(The exercise): Check each line of the records below for the word "standalone" and copy those where it appears.
## begin Task inputs
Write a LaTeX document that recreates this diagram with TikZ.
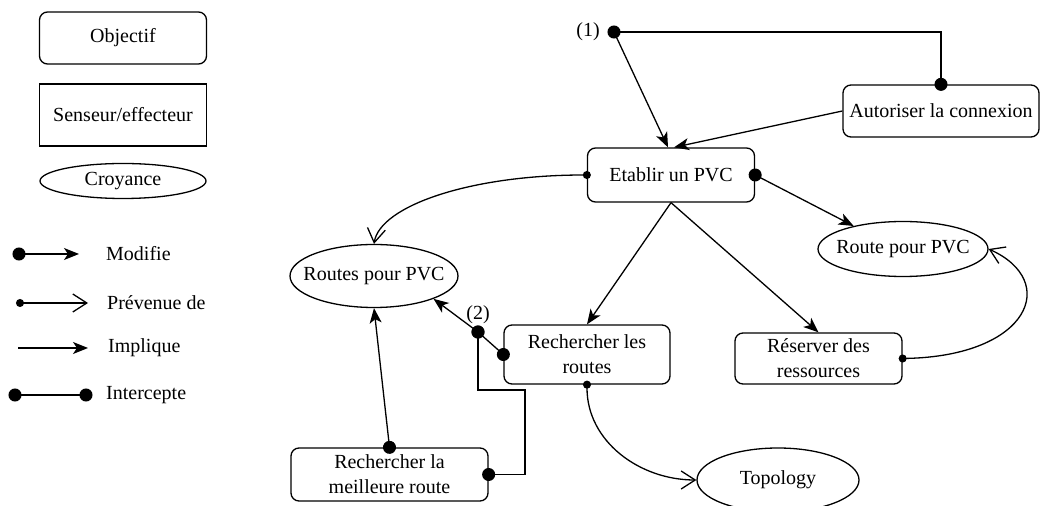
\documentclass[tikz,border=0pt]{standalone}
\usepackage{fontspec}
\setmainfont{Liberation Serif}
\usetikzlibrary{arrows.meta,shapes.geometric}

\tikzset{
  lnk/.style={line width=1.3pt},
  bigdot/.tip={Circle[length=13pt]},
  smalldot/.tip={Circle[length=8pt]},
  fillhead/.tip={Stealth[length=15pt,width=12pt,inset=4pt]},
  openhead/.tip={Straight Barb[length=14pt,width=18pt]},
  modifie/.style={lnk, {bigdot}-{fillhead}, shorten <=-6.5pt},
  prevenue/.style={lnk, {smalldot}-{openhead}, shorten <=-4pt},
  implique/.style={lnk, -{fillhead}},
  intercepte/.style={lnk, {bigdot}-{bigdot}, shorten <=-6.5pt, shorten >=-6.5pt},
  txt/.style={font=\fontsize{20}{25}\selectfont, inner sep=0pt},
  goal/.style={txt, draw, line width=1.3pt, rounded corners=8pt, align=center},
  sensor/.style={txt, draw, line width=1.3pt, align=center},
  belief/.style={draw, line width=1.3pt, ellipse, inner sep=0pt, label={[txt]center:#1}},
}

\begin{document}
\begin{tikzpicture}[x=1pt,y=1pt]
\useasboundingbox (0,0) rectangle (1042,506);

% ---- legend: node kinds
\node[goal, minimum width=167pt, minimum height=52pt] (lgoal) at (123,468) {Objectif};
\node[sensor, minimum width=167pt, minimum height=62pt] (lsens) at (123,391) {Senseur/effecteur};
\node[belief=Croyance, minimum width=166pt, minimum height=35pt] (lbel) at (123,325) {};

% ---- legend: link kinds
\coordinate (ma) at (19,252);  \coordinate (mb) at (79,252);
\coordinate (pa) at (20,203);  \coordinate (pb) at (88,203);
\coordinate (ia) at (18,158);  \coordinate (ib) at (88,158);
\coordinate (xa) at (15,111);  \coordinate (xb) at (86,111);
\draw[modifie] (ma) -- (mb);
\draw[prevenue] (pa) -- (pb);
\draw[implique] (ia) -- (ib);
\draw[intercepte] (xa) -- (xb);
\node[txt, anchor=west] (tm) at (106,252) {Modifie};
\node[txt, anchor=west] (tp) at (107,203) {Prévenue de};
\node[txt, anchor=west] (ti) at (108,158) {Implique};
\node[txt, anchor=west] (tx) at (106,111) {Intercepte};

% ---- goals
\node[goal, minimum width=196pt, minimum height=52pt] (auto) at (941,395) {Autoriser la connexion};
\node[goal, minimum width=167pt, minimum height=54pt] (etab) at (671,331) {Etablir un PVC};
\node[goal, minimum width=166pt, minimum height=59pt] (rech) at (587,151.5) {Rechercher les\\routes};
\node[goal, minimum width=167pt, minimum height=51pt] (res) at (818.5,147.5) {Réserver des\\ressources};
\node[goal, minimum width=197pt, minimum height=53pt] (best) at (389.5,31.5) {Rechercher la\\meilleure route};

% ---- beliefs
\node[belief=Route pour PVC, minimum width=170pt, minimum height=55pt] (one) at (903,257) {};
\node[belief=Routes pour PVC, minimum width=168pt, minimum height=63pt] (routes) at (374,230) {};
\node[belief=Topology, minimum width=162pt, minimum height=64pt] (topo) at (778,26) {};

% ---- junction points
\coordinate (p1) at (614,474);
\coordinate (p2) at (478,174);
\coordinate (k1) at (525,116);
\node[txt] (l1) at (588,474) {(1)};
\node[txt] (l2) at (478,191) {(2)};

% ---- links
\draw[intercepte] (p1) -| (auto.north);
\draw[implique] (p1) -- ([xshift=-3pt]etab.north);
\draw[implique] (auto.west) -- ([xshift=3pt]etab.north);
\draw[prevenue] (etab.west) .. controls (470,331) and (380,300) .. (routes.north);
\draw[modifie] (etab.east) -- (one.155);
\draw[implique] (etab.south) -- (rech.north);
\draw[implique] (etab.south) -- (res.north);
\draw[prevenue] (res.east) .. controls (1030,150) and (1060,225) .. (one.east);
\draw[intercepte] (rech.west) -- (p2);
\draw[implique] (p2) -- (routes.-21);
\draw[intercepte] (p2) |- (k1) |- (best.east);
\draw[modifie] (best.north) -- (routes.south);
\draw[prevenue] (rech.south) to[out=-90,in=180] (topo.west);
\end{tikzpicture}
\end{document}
## end Task inputs
## begin Task inputs
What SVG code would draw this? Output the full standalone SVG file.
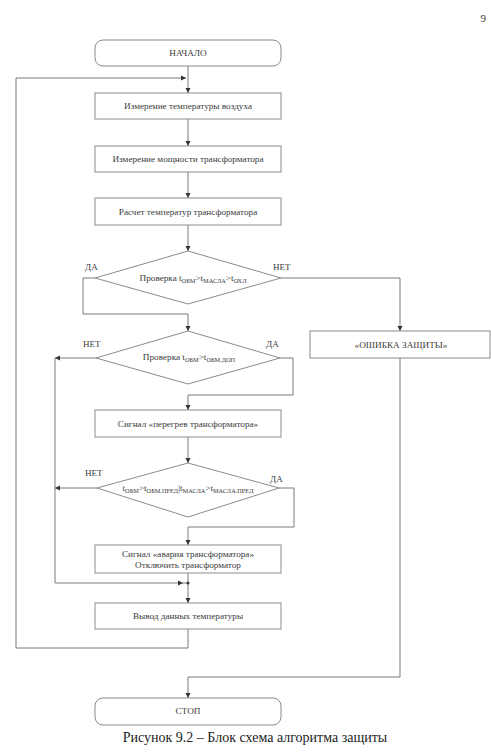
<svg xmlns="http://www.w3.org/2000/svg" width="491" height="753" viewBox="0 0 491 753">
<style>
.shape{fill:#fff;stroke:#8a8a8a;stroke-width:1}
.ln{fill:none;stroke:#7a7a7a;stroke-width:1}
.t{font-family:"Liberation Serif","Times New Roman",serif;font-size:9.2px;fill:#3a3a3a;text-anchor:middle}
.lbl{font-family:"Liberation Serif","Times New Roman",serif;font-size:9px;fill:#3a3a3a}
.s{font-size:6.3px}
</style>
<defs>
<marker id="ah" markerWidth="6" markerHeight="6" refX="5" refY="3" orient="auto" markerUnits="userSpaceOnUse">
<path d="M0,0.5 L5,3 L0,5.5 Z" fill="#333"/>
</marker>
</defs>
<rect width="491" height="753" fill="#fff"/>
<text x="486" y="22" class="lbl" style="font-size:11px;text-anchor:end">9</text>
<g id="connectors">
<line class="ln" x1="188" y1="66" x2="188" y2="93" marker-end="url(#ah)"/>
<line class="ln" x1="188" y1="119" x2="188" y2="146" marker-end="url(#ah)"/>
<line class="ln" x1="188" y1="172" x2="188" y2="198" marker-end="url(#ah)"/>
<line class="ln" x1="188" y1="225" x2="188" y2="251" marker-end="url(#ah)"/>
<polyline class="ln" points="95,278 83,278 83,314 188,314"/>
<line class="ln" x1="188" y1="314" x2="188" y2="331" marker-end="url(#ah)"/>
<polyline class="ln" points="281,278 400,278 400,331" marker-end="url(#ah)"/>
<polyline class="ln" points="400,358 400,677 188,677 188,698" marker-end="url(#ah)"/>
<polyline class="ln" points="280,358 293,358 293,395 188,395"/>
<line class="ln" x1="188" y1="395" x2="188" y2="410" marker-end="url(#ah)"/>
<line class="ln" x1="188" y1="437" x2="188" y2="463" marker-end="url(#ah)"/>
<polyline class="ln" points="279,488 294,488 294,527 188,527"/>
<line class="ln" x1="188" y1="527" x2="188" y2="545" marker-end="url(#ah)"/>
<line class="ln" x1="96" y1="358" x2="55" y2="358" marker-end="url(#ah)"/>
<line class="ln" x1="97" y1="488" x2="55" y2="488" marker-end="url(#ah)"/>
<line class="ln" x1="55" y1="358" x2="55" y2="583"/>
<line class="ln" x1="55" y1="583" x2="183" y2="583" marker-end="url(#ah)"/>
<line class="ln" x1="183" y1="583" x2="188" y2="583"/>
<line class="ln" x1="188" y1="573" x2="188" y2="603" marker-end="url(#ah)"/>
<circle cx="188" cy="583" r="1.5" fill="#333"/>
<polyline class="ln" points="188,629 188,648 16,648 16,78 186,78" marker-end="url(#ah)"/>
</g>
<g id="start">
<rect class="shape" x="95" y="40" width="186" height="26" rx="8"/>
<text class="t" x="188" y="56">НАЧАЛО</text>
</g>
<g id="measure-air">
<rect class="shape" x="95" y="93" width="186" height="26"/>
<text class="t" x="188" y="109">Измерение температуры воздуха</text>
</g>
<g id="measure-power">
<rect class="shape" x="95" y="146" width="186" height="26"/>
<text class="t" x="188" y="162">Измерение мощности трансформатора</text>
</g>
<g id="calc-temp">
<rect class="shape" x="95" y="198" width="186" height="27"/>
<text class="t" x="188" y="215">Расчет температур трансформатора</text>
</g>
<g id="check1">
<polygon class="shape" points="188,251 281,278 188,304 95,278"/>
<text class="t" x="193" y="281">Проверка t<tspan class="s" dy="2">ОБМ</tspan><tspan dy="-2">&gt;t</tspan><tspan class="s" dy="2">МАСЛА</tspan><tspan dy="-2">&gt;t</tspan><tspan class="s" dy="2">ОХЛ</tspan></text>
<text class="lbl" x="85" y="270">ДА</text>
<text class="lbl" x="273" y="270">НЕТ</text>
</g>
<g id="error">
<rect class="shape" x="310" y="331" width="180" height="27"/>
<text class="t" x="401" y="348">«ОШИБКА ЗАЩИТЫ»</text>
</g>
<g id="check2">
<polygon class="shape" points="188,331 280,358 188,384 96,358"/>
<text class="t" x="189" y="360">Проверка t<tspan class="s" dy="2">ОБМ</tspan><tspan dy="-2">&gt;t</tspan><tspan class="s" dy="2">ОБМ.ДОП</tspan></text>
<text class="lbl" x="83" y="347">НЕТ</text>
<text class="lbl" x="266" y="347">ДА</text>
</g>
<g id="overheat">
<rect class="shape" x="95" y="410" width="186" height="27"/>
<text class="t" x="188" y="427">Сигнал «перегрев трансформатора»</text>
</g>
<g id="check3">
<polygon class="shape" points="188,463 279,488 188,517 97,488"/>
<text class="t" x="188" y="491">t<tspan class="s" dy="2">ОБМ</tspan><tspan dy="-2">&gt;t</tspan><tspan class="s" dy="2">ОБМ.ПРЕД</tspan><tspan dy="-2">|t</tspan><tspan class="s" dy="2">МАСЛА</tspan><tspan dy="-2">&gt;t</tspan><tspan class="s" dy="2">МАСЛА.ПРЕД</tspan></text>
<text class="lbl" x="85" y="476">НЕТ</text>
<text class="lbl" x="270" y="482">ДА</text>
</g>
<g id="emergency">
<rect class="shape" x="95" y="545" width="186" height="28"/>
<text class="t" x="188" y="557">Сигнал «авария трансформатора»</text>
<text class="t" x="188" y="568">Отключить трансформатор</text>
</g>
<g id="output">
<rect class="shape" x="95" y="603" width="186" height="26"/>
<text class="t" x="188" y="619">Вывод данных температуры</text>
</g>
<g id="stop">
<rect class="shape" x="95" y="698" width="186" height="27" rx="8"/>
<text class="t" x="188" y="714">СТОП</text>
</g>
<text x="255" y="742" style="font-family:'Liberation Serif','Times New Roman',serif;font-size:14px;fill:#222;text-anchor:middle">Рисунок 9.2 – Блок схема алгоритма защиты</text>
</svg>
## end Task inputs
(Result for this task):
\documentclass[tikz,border=0pt]{standalone}
What SVG code would draw this? Output the full standalone SVG file.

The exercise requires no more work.